Task to complete: Retype the opening lines of the listing below, ending with the line that contains "office_vals = [30.0, 33.7, 33.8, 34.4, 38.7, 38.4]", and leave out any pictures.

--- Record set ---

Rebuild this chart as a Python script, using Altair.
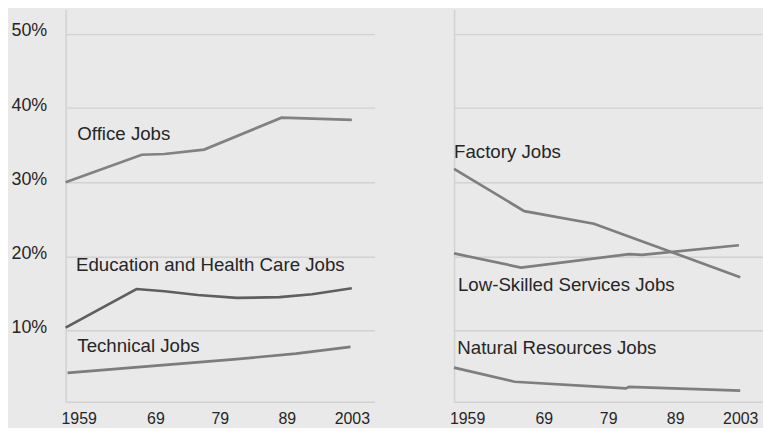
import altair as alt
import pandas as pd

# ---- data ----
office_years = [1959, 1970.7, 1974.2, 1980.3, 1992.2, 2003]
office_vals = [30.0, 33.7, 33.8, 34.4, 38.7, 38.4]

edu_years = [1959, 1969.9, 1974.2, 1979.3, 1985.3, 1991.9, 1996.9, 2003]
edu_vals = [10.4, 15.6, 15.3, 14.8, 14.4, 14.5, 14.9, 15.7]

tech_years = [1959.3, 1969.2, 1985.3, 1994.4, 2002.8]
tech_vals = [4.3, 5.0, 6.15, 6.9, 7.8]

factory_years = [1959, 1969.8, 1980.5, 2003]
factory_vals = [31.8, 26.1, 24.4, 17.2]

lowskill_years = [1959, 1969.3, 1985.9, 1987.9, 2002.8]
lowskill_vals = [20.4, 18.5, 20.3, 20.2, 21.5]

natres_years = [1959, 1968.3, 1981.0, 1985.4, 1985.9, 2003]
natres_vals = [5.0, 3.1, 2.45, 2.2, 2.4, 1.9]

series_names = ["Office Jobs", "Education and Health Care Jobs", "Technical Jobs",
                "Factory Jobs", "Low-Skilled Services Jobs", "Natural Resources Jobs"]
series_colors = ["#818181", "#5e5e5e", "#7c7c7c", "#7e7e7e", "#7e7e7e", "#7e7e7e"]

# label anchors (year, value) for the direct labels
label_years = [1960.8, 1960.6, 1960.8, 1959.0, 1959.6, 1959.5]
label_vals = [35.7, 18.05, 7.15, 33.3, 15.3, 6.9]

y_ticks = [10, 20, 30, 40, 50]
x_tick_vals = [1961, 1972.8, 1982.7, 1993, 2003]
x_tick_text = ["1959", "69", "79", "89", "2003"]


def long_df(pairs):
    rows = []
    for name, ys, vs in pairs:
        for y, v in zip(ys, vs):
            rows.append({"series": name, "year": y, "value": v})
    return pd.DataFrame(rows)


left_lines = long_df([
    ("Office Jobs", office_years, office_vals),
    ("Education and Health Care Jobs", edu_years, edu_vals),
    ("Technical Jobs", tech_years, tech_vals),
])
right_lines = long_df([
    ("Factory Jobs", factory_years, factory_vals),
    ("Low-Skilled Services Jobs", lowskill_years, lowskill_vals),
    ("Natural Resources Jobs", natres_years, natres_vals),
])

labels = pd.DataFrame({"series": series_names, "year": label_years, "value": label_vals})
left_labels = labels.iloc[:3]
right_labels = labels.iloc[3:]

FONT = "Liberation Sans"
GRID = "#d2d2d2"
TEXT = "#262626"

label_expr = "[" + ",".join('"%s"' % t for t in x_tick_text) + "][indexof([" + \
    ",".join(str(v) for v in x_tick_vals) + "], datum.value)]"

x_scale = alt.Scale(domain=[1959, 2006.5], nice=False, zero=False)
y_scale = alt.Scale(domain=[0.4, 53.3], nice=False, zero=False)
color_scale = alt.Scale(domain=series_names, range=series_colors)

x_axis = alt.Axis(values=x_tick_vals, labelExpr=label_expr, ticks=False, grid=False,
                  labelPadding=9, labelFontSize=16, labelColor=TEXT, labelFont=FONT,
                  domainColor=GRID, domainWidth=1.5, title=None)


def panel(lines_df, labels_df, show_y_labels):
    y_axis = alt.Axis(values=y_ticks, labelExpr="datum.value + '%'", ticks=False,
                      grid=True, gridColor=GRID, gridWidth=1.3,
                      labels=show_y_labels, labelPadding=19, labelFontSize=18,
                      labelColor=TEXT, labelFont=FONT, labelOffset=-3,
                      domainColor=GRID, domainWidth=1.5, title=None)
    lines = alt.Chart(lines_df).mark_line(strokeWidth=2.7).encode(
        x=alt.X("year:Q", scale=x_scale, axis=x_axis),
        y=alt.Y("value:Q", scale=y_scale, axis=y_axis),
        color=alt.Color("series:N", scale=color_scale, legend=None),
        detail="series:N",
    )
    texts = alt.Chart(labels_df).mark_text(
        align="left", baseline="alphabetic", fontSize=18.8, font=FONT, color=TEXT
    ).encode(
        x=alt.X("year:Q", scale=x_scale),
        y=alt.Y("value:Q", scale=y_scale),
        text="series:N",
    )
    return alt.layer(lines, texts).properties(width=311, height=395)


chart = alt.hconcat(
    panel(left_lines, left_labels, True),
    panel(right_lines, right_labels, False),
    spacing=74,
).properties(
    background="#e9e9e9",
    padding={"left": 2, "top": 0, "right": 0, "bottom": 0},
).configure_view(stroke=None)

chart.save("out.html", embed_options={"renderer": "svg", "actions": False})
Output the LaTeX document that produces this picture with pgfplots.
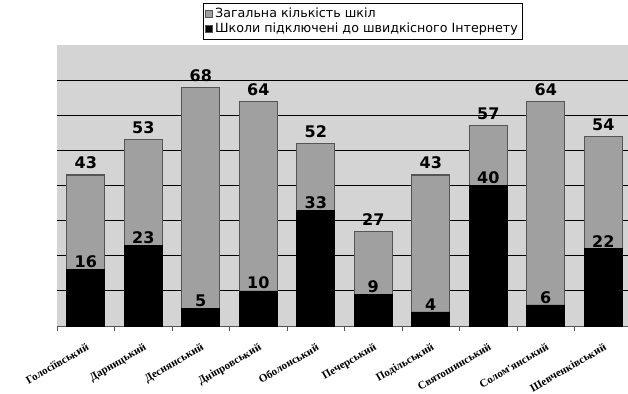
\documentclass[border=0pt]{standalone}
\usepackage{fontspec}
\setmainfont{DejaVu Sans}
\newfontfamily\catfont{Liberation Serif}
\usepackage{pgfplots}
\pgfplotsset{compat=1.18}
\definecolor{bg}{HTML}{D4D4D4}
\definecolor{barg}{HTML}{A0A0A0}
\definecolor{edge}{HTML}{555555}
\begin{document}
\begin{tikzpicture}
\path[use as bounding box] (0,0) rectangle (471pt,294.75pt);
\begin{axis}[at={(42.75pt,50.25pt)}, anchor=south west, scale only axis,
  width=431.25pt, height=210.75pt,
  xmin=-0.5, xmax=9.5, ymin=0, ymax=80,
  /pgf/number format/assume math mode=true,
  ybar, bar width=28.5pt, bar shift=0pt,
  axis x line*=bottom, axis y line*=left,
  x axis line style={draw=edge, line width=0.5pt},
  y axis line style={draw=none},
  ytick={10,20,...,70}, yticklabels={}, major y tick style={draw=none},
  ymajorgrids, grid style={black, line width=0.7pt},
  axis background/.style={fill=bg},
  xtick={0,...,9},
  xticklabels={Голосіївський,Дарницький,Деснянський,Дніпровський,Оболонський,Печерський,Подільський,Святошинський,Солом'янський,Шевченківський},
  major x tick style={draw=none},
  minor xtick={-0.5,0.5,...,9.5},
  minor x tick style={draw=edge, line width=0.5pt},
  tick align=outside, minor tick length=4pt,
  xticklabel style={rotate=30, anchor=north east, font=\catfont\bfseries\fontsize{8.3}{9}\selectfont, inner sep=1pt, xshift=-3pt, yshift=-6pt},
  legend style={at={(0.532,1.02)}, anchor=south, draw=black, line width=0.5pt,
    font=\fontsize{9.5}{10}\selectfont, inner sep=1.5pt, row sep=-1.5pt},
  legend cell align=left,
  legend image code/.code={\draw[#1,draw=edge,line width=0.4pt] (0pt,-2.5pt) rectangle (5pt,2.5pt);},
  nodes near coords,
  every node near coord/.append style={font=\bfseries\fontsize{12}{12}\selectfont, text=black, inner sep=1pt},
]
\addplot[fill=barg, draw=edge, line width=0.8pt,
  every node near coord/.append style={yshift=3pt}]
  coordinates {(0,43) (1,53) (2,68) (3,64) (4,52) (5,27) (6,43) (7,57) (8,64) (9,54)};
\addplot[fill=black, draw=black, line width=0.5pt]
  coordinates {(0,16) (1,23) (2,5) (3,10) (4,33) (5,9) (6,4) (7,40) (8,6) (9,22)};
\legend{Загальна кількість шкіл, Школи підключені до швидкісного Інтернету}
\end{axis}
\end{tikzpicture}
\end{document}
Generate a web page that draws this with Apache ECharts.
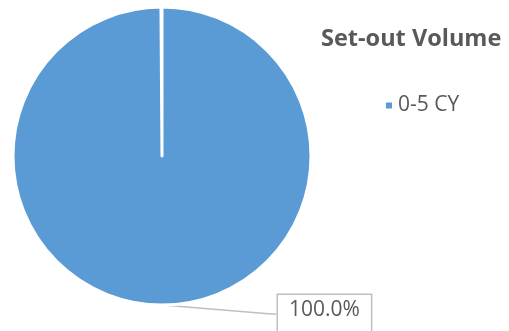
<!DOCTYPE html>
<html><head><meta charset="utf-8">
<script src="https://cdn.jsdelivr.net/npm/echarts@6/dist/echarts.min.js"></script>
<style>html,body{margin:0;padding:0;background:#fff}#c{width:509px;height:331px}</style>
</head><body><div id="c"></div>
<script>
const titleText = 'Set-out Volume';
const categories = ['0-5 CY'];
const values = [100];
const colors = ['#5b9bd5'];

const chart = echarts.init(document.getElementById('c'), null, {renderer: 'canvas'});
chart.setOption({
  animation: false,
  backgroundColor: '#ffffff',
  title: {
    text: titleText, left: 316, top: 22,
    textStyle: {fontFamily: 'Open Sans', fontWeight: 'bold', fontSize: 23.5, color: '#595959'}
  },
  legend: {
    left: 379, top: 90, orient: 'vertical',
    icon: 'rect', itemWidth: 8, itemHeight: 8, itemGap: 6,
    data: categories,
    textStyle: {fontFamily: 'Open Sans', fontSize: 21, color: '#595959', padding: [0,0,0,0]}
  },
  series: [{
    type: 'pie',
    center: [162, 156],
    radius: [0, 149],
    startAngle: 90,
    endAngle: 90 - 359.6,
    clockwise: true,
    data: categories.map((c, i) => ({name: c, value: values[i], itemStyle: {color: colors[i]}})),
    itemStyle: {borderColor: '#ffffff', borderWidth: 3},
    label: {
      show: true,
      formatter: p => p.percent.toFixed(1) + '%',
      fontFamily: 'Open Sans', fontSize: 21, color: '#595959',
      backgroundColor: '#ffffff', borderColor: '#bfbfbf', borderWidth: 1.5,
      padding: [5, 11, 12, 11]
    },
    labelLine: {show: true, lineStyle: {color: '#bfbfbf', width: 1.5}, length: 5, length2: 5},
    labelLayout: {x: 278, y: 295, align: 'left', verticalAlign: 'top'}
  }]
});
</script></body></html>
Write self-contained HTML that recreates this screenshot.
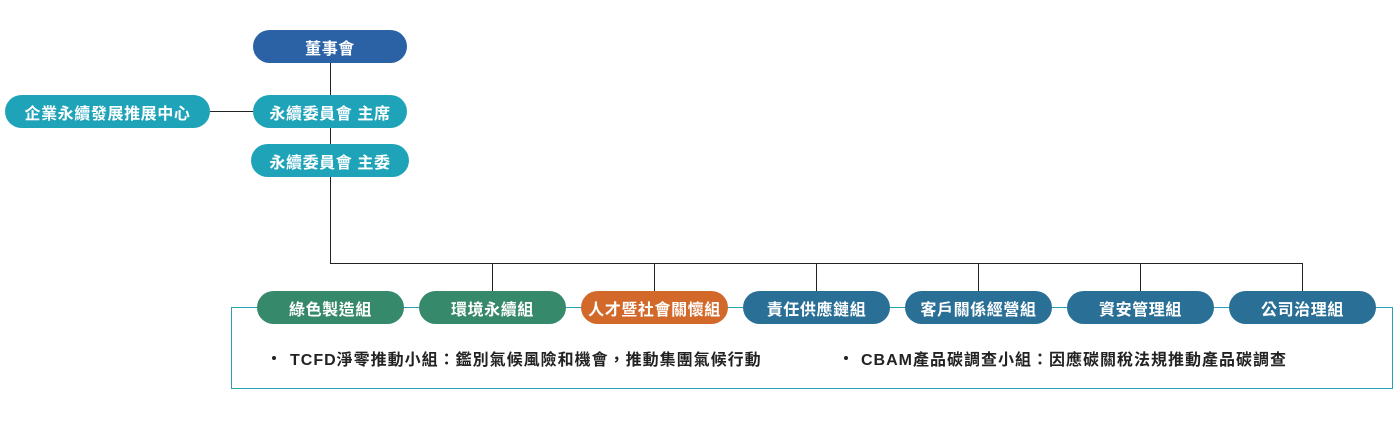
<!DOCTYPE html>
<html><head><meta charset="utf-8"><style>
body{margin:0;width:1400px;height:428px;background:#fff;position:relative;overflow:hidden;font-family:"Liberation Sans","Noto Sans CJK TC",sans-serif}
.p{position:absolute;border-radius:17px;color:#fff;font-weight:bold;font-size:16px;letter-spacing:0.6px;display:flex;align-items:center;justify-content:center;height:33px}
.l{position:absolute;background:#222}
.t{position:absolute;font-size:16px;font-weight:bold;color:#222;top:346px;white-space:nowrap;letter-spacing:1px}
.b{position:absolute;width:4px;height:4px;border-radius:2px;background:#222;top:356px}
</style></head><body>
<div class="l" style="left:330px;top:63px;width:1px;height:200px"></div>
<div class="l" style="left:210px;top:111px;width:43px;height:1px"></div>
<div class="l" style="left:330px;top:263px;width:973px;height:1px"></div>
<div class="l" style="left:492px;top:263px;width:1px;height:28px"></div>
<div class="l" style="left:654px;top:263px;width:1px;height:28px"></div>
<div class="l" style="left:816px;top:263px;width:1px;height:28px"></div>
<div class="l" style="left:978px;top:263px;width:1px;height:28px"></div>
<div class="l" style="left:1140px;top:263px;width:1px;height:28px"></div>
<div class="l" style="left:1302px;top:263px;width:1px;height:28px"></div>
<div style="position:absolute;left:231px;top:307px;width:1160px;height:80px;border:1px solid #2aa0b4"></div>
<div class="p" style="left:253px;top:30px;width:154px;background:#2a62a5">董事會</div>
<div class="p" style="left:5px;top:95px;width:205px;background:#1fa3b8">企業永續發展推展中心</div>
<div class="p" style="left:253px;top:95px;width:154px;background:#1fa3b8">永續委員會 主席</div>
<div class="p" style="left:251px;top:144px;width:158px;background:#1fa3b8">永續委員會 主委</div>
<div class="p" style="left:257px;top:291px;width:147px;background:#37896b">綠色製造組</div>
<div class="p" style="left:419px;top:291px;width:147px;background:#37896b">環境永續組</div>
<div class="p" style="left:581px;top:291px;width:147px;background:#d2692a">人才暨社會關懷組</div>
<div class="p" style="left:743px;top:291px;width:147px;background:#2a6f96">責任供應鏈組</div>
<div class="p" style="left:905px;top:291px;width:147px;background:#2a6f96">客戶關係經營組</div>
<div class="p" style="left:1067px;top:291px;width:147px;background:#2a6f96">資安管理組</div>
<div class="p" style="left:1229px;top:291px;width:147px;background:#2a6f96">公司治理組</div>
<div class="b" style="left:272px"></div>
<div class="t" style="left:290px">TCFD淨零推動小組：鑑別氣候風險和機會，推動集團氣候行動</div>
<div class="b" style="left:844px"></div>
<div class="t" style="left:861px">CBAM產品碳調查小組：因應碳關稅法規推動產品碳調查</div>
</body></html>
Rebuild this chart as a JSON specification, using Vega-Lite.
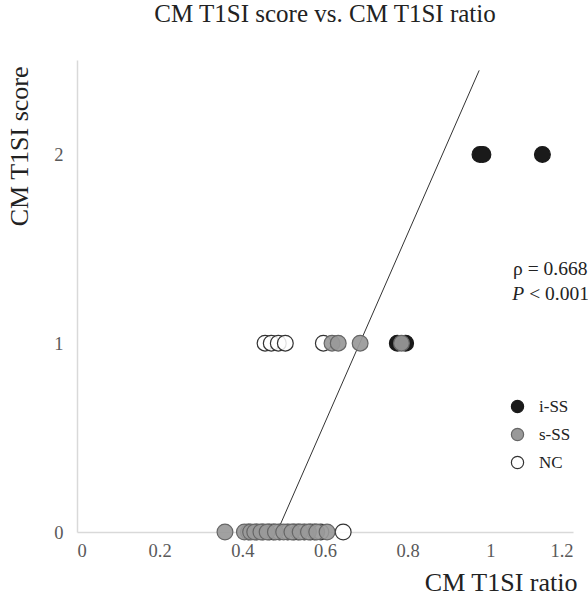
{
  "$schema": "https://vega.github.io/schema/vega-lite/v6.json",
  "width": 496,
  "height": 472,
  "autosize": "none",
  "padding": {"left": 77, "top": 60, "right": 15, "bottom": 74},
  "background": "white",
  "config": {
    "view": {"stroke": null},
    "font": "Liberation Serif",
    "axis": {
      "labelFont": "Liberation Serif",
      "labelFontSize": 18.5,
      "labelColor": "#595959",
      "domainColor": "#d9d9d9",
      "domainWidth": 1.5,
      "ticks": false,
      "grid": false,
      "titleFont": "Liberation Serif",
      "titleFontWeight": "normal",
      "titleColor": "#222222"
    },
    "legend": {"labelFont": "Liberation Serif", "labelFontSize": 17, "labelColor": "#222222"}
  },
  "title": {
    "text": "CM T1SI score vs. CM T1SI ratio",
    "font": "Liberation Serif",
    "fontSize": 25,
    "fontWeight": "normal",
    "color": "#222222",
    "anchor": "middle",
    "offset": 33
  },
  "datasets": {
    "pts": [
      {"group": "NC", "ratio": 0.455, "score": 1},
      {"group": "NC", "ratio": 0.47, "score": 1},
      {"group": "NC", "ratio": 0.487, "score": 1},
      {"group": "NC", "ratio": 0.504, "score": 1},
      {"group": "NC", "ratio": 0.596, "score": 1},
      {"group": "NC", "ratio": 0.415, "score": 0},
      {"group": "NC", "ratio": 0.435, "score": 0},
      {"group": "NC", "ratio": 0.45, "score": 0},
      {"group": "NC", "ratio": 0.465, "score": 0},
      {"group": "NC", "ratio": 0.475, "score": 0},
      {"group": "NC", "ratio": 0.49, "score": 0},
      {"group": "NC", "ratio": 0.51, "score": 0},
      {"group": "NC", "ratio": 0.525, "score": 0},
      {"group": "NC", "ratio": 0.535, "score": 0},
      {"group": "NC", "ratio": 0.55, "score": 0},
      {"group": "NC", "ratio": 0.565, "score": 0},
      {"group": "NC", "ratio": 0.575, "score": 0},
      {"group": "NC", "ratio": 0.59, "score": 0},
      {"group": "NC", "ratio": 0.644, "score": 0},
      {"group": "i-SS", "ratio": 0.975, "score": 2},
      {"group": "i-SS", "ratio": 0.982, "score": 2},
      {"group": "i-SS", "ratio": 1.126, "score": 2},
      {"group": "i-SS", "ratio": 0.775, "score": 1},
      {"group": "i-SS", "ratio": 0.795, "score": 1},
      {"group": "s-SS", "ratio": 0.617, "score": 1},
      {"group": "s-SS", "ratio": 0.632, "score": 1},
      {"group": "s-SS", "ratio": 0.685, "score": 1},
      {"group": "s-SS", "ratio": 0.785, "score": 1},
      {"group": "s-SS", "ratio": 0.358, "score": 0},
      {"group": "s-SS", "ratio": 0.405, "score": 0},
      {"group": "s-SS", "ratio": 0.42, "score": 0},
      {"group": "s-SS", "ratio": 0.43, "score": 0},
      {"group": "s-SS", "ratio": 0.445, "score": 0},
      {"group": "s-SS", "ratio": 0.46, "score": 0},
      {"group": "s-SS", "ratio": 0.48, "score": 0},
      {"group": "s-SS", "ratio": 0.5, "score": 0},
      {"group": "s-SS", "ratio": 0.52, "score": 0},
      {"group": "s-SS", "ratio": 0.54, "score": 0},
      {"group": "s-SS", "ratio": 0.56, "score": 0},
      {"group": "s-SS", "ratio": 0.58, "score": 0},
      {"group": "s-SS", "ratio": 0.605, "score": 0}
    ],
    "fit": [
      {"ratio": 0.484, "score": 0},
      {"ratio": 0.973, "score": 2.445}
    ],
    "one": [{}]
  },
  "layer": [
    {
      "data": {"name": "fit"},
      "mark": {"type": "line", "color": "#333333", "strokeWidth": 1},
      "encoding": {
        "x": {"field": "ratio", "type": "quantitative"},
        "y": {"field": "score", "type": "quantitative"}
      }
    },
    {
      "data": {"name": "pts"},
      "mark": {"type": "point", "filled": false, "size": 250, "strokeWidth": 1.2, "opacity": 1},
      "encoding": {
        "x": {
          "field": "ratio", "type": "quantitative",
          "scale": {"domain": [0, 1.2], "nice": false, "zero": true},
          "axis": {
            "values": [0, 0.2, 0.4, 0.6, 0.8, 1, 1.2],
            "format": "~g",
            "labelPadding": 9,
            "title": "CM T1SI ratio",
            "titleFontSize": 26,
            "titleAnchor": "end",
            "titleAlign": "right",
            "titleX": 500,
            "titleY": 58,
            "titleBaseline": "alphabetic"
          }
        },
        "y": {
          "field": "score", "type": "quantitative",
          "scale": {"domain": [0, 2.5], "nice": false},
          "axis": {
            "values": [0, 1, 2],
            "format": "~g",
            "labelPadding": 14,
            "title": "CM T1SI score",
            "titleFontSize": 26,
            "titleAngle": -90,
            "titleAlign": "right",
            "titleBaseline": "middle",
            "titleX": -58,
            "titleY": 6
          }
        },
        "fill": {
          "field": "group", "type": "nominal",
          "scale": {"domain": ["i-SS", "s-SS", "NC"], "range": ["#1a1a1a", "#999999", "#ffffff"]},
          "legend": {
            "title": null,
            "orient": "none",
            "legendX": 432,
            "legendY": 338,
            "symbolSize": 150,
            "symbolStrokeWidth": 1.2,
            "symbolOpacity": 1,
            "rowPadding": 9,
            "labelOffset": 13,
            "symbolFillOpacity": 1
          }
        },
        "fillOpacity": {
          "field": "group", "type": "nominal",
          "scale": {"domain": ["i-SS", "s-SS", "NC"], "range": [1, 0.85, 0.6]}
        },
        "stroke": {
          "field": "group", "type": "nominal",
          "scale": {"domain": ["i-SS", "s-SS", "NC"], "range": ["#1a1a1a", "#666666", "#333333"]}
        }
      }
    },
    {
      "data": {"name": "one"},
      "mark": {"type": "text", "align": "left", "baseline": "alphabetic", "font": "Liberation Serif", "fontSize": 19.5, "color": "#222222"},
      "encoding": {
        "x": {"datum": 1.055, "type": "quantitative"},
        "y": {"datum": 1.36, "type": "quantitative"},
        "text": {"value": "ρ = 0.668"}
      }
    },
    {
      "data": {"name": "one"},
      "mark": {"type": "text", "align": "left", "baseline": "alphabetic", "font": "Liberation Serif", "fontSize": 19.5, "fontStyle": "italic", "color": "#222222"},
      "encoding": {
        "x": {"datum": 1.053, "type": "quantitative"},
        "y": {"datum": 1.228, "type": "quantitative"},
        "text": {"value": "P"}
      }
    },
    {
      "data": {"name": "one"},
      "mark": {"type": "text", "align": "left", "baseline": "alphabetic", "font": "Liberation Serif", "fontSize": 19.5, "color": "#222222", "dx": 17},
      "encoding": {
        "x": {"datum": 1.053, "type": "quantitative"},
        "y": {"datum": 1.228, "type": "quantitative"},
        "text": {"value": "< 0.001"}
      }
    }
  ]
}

---

Task solution:
Rebuild this chart as a Python script, using Altair.
import altair as alt
import pandas as pd

# ---- data ----
office_years = [1959, 1970.7, 1974.2, 1980.3, 1992.2, 2003]
office_vals = [30.0, 33.7, 33.8, 34.4, 38.7, 38.4]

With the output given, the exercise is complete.